• [Work to be completed]
All of the data that follows should be retyped exactly, please, except the pictures.

• [Collected material]
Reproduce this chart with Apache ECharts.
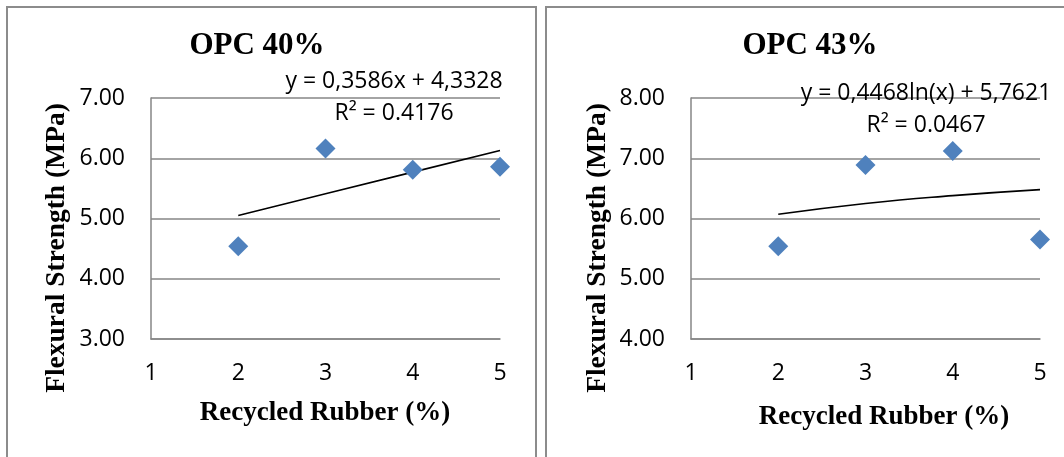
<!DOCTYPE html>
<html>
	<head>
		<meta charset="UTF-8">
		<title></title>
		<script src="https://cdn.jsdelivr.net/npm/echarts@6/dist/echarts.min.js"></script>
	</head>
	<body style="margin:0;background:#fff;">
		<div id="chart" style="width:1064px;height:457px;"></div>
		<script>
			// data
			var rubber = [2, 3, 4, 5];
			var strength40 = [4.54, 6.16, 5.81, 5.86];
			var strength43 = [5.54, 6.89, 7.12, 5.65];
			// trendline values read at each x
			var trend40 = [5.05, 5.41, 5.77, 6.13];
			var trend43 = [6.07, 6.25, 6.38, 6.48];
			var xTicks = [1, 5, 1];      // min, max, interval
			var yTicks40 = [3, 7, 1];
			var yTicks43 = [4, 8, 1];
			var titles = ['OPC 40%', 'OPC 43%'];
			var equations = ['y = 0,3586x + 4,3328', 'y = 0,4468ln(x) + 5,7621'];
			var r2 = ['R² = 0.4176', 'R² = 0.0467'];
			var xName = 'Recycled Rubber (%)';
			var yName = 'Flexural Strength (MPa)';

			var sans = "'Open Sans'";
			var serif = "'Liberation Serif'";
			var gridColor = '#868686';

			function pairs(xs, ys) {
				var out = [];
				for (var i = 0; i < xs.length; i++) out.push([xs[i], ys[i]]);
				return out;
			}

			function xAxisOf(idx) {
				return {
					gridIndex: idx, type: 'value',
					min: xTicks[0], max: xTicks[1], interval: xTicks[2],
					axisLine: {show: true, lineStyle: {color: gridColor, width: 1.5}},
					axisTick: {show: false},
					splitLine: {show: false},
					axisLabel: {color: '#000', fontFamily: sans, fontSize: 23, margin: 23}
				};
			}
			function yAxisOf(idx, t) {
				return {
					gridIndex: idx, type: 'value',
					min: t[0], max: t[1], interval: t[2],
					axisLine: {show: true, lineStyle: {color: gridColor, width: 1.5}},
					axisTick: {show: false},
					splitLine: {show: true, lineStyle: {color: gridColor, width: 1.5}},
					axisLabel: {
						color: '#000', fontFamily: sans, fontSize: 23, margin: 26,
						formatter: function (v) { return v.toFixed(2); }
					}
				};
			}
			function txt(x, y, s, font, size, bold, rot) {
				return {
					type: 'text', x: x, y: y, rotation: rot || 0,
					style: {
						text: s, fill: '#000', font: (bold ? 'bold ' : '') + size + 'px ' + font,
						textAlign: 'center', textVerticalAlign: 'middle'
					},
					z: 10
				};
			}

			var option = {
				animation: false,
				grid: [
					{left: 151, right: 564, top: 98, bottom: 118},
					{left: 691, right: 24, top: 98, bottom: 118}
				],
				xAxis: [xAxisOf(0), xAxisOf(1)],
				yAxis: [yAxisOf(0, yTicks40), yAxisOf(1, yTicks43)],
				series: [
					{
						type: 'line', xAxisIndex: 0, yAxisIndex: 0,
						data: pairs(rubber, trend40), showSymbol: false,
						lineStyle: {color: '#000', width: 1.6}, z: 3
					},
					{
						type: 'scatter', xAxisIndex: 0, yAxisIndex: 0, clip: false,
						data: pairs(rubber, strength40),
						symbol: 'diamond', symbolSize: 20,
						itemStyle: {color: '#4F81BD', opacity: 1}, z: 4
					},
					{
						type: 'line', xAxisIndex: 1, yAxisIndex: 1, smooth: true,
						data: pairs(rubber, trend43), showSymbol: false,
						lineStyle: {color: '#000', width: 1.6}, z: 3
					},
					{
						type: 'scatter', xAxisIndex: 1, yAxisIndex: 1, clip: false,
						data: pairs(rubber, strength43),
						symbol: 'diamond', symbolSize: 20,
						itemStyle: {color: '#4F81BD', opacity: 1}, z: 4
					}
				],
				graphic: [
					// panel frames
					{type: 'rect', shape: {x: 7, y: 7, width: 529, height: 470},
						style: {fill: 'none', stroke: '#8c8c8c', lineWidth: 2}},
					{type: 'rect', shape: {x: 546, y: 7, width: 540, height: 470},
						style: {fill: 'none', stroke: '#8c8c8c', lineWidth: 2}},
					txt(257, 46, titles[0], serif, 31, true),
					txt(810, 46, titles[1], serif, 31, true),
					txt(394, 81, equations[0], sans, 23),
					txt(394, 113, r2[0], sans, 23),
					txt(926, 93, equations[1], sans, 23),
					txt(926, 125, r2[1], sans, 23),
					txt(325, 413, xName, serif, 27, true),
					txt(884, 417, xName, serif, 27, true),
					txt(57, 248, yName, serif, 27.5, true, Math.PI / 2),
					txt(598, 248, yName, serif, 27.5, true, Math.PI / 2)
				]
			};

			var myChart = echarts.init(document.getElementById('chart'));
			myChart.setOption(option);
		</script>
	</body>
</html>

• [Response below]
Reproduce this chart with Apache ECharts.
<!DOCTYPE html>
<html>
	<head>
		<meta charset="UTF-8">
		<title></title>
		<script src="https://cdn.jsdelivr.net/npm/echarts@6/dist/echarts.min.js"></script>
	</head>
	<body style="margin:0;background:#fff;">
		<div id="chart" style="width:1064px;height:457px;"></div>
		<script>
			// data
			var rubber = [2, 3, 4, 5];
			var strength40 = [4.54, 6.16, 5.81, 5.86];
			var strength43 = [5.54, 6.89, 7.12, 5.65];
			// trendline values read at each x
			var trend40 = [5.05, 5.41, 5.77, 6.13];
			var trend43 = [6.07, 6.25, 6.38, 6.48];
			var xTicks = [1, 5, 1];      // min, max, interval
			var yTicks40 = [3, 7, 1];
			var yTicks43 = [4, 8, 1];
			var titles = ['OPC 40%', 'OPC 43%'];
			var equations = ['y = 0,3586x + 4,3328', 'y = 0,4468ln(x) + 5,7621'];
			var r2 = ['R² = 0.4176', 'R² = 0.0467'];
			var xName = 'Recycled Rubber (%)';
			var yName = 'Flexural Strength (MPa)';

			var sans = "'Open Sans'";
			var serif = "'Liberation Serif'";
			var gridColor = '#868686';

			function pairs(xs, ys) {
				var out = [];
				for (var i = 0; i < xs.length; i++) out.push([xs[i], ys[i]]);
				return out;
			}

			function xAxisOf(idx) {
				return {
					gridIndex: idx, type: 'value',
					min: xTicks[0], max: xTicks[1], interval: xTicks[2],
					axisLine: {show: true, lineStyle: {color: gridColor, width: 1.5}},
					axisTick: {show: false},
					splitLine: {show: false},
					axisLabel: {color: '#000', fontFamily: sans, fontSize: 23, margin: 23}
				};
			}
			function yAxisOf(idx, t) {
				return {
					gridIndex: idx, type: 'value',
					min: t[0], max: t[1], interval: t[2],
					axisLine: {show: true, lineStyle: {color: gridColor, width: 1.5}},
					axisTick: {show: false},
					splitLine: {show: true, lineStyle: {color: gridColor, width: 1.5}},
					axisLabel: {
						color: '#000', fontFamily: sans, fontSize: 23, margin: 26,
						formatter: function (v) { return v.toFixed(2); }
					}
				};
			}
			function txt(x, y, s, font, size, bold, rot) {
				return {
					type: 'text', x: x, y: y, rotation: rot || 0,
					style: {
						text: s, fill: '#000', font: (bold ? 'bold ' : '') + size + 'px ' + font,
						textAlign: 'center', textVerticalAlign: 'middle'
					},
					z: 10
				};
			}

			var option = {
				animation: false,
				grid: [
					{left: 151, right: 564, top: 98, bottom: 118},
					{left: 691, right: 24, top: 98, bottom: 118}
				],
				xAxis: [xAxisOf(0), xAxisOf(1)],
				yAxis: [yAxisOf(0, yTicks40), yAxisOf(1, yTicks43)],
				series: [
					{
						type: 'line', xAxisIndex: 0, yAxisIndex: 0,
						data: pairs(rubber, trend40), showSymbol: false,
						lineStyle: {color: '#000', width: 1.6}, z: 3
					},
					{
						type: 'scatter', xAxisIndex: 0, yAxisIndex: 0, clip: false,
						data: pairs(rubber, strength40),
						symbol: 'diamond', symbolSize: 20,
						itemStyle: {color: '#4F81BD', opacity: 1}, z: 4
					},
					{
						type: 'line', xAxisIndex: 1, yAxisIndex: 1, smooth: true,
						data: pairs(rubber, trend43), showSymbol: false,
						lineStyle: {color: '#000', width: 1.6}, z: 3
					},
					{
						type: 'scatter', xAxisIndex: 1, yAxisIndex: 1, clip: false,
						data: pairs(rubber, strength43),
						symbol: 'diamond', symbolSize: 20,
						itemStyle: {color: '#4F81BD', opacity: 1}, z: 4
					}
				],
				graphic: [
					// panel frames
					{type: 'rect', shape: {x: 7, y: 7, width: 529, height: 470},
						style: {fill: 'none', stroke: '#8c8c8c', lineWidth: 2}},
					{type: 'rect', shape: {x: 546, y: 7, width: 540, height: 470},
						style: {fill: 'none', stroke: '#8c8c8c', lineWidth: 2}},
					txt(257, 46, titles[0], serif, 31, true),
					txt(810, 46, titles[1], serif, 31, true),
					txt(394, 81, equations[0], sans, 23),
					txt(394, 113, r2[0], sans, 23),
					txt(926, 93, equations[1], sans, 23),
					txt(926, 125, r2[1], sans, 23),
					txt(325, 413, xName, serif, 27, true),
					txt(884, 417, xName, serif, 27, true),
					txt(57, 248, yName, serif, 27.5, true, Math.PI / 2),
					txt(598, 248, yName, serif, 27.5, true, Math.PI / 2)
				]
			};

			var myChart = echarts.init(document.getElementById('chart'));
			myChart.setOption(option);
		</script>
	</body>
</html>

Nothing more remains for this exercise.